## Dataset section:
* begin *

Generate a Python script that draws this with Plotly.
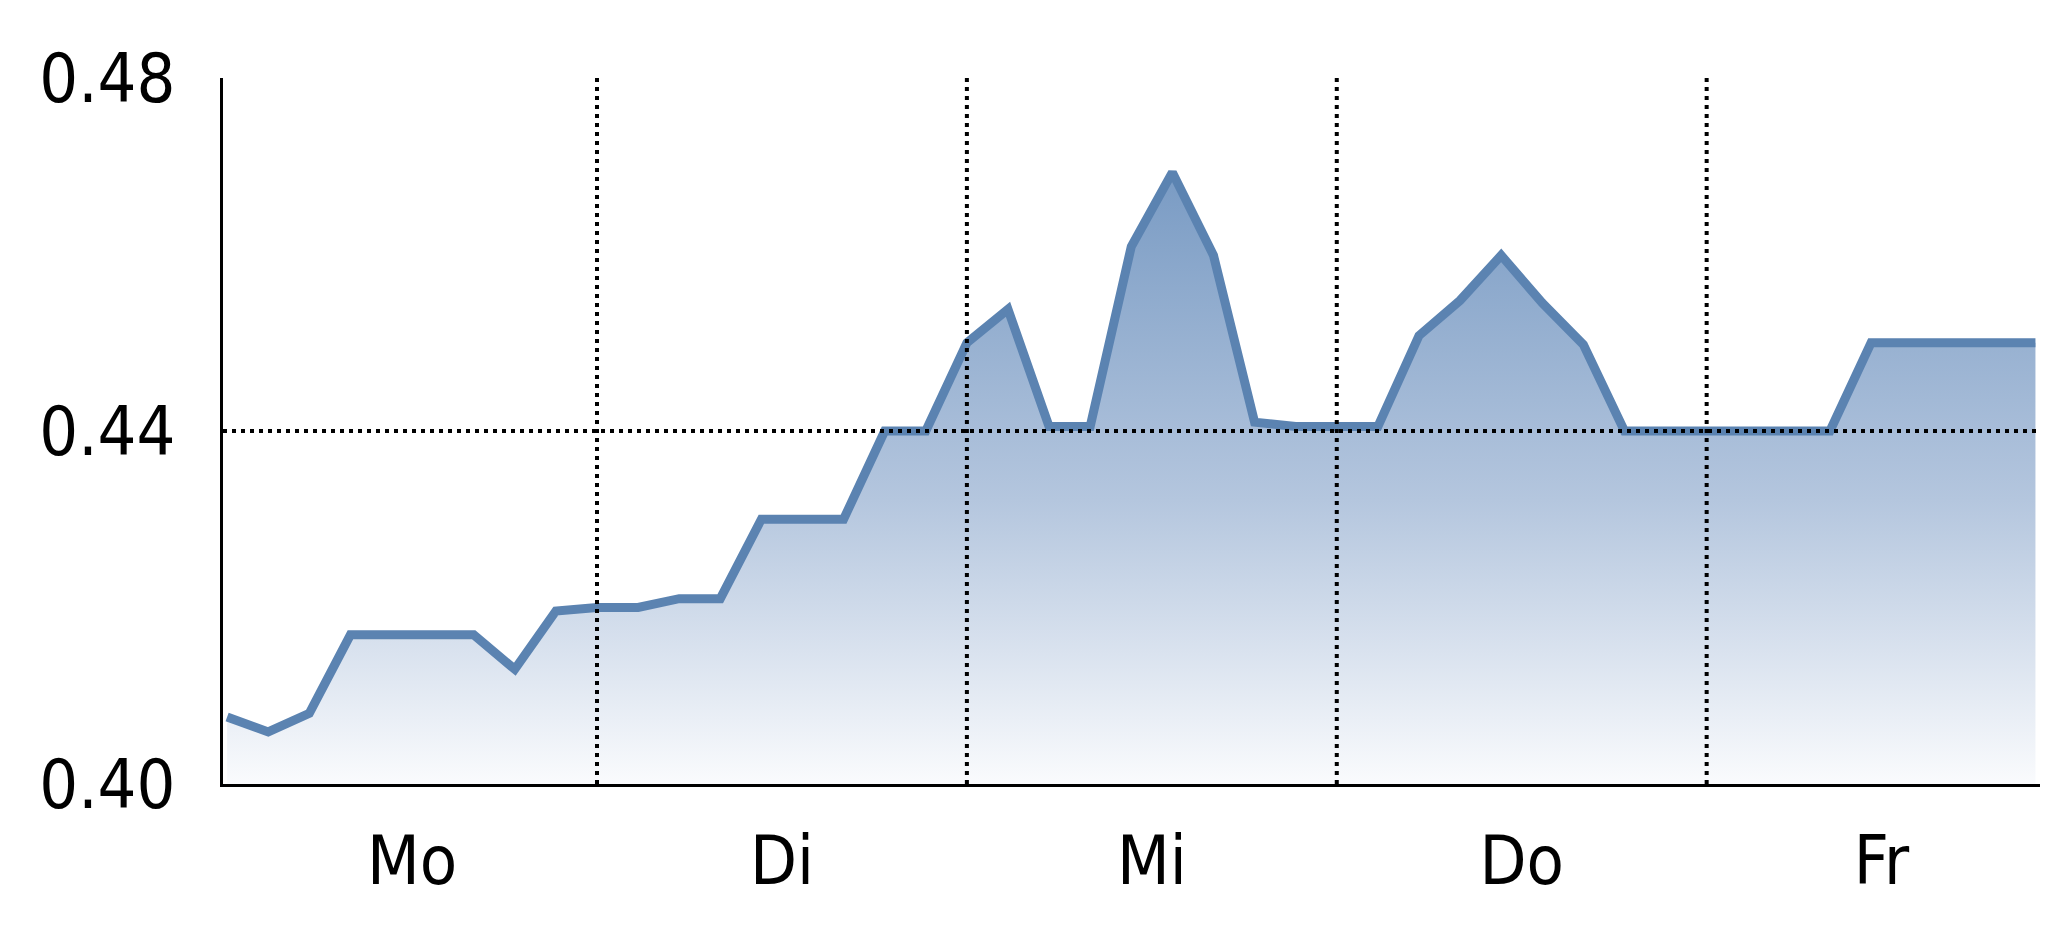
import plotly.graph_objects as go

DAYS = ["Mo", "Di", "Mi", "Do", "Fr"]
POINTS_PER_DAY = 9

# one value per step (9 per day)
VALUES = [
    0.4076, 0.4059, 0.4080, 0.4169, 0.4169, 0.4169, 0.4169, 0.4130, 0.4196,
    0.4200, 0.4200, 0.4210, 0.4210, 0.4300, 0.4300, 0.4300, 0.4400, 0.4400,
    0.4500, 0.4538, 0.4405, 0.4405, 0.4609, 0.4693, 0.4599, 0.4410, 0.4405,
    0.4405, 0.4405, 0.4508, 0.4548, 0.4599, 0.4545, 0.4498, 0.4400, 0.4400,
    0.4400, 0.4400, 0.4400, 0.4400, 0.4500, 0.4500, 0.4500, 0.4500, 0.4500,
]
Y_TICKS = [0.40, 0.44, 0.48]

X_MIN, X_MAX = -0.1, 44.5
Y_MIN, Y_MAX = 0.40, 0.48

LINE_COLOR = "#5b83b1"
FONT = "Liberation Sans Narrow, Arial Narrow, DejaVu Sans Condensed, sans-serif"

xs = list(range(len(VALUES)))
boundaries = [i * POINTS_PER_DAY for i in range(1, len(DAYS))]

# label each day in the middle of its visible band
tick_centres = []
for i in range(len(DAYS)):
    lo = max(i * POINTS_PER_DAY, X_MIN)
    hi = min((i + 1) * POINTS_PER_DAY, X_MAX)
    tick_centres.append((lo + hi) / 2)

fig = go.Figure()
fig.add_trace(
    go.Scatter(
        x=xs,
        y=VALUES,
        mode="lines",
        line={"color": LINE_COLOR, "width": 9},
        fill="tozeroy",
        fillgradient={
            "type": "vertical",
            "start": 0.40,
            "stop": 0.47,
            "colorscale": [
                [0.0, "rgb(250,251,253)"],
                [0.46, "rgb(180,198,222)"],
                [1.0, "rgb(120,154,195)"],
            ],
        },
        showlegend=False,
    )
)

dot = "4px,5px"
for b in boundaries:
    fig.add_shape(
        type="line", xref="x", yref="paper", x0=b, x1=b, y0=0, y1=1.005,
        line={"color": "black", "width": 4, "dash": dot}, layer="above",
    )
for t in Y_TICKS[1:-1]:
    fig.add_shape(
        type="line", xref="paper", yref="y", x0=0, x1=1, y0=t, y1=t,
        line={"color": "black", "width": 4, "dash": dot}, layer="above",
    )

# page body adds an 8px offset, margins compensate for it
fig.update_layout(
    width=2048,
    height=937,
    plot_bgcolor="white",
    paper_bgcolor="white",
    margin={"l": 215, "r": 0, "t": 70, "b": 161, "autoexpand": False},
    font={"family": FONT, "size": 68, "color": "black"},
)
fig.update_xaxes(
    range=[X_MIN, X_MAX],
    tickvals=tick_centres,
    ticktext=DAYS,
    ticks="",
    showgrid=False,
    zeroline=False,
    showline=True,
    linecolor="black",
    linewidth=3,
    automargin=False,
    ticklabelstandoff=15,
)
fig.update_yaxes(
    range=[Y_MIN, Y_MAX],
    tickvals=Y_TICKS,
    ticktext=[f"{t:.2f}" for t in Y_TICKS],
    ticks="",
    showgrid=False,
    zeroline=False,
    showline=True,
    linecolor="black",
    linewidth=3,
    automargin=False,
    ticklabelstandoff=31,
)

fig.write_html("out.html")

* end *

## Your goal:
Copy nothing but the lines from the top of the data down to the line containing "boundaries = [i", and leave the pictures out.

## Task solution:
Generate a Python script that draws this with Plotly.
import plotly.graph_objects as go

DAYS = ["Mo", "Di", "Mi", "Do", "Fr"]
POINTS_PER_DAY = 9

# one value per step (9 per day)
VALUES = [
    0.4076, 0.4059, 0.4080, 0.4169, 0.4169, 0.4169, 0.4169, 0.4130, 0.4196,
    0.4200, 0.4200, 0.4210, 0.4210, 0.4300, 0.4300, 0.4300, 0.4400, 0.4400,
    0.4500, 0.4538, 0.4405, 0.4405, 0.4609, 0.4693, 0.4599, 0.4410, 0.4405,
    0.4405, 0.4405, 0.4508, 0.4548, 0.4599, 0.4545, 0.4498, 0.4400, 0.4400,
    0.4400, 0.4400, 0.4400, 0.4400, 0.4500, 0.4500, 0.4500, 0.4500, 0.4500,
]
Y_TICKS = [0.40, 0.44, 0.48]

X_MIN, X_MAX = -0.1, 44.5
Y_MIN, Y_MAX = 0.40, 0.48

LINE_COLOR = "#5b83b1"
FONT = "Liberation Sans Narrow, Arial Narrow, DejaVu Sans Condensed, sans-serif"

xs = list(range(len(VALUES)))
boundaries = [i * POINTS_PER_DAY for i in range(1, len(DAYS))]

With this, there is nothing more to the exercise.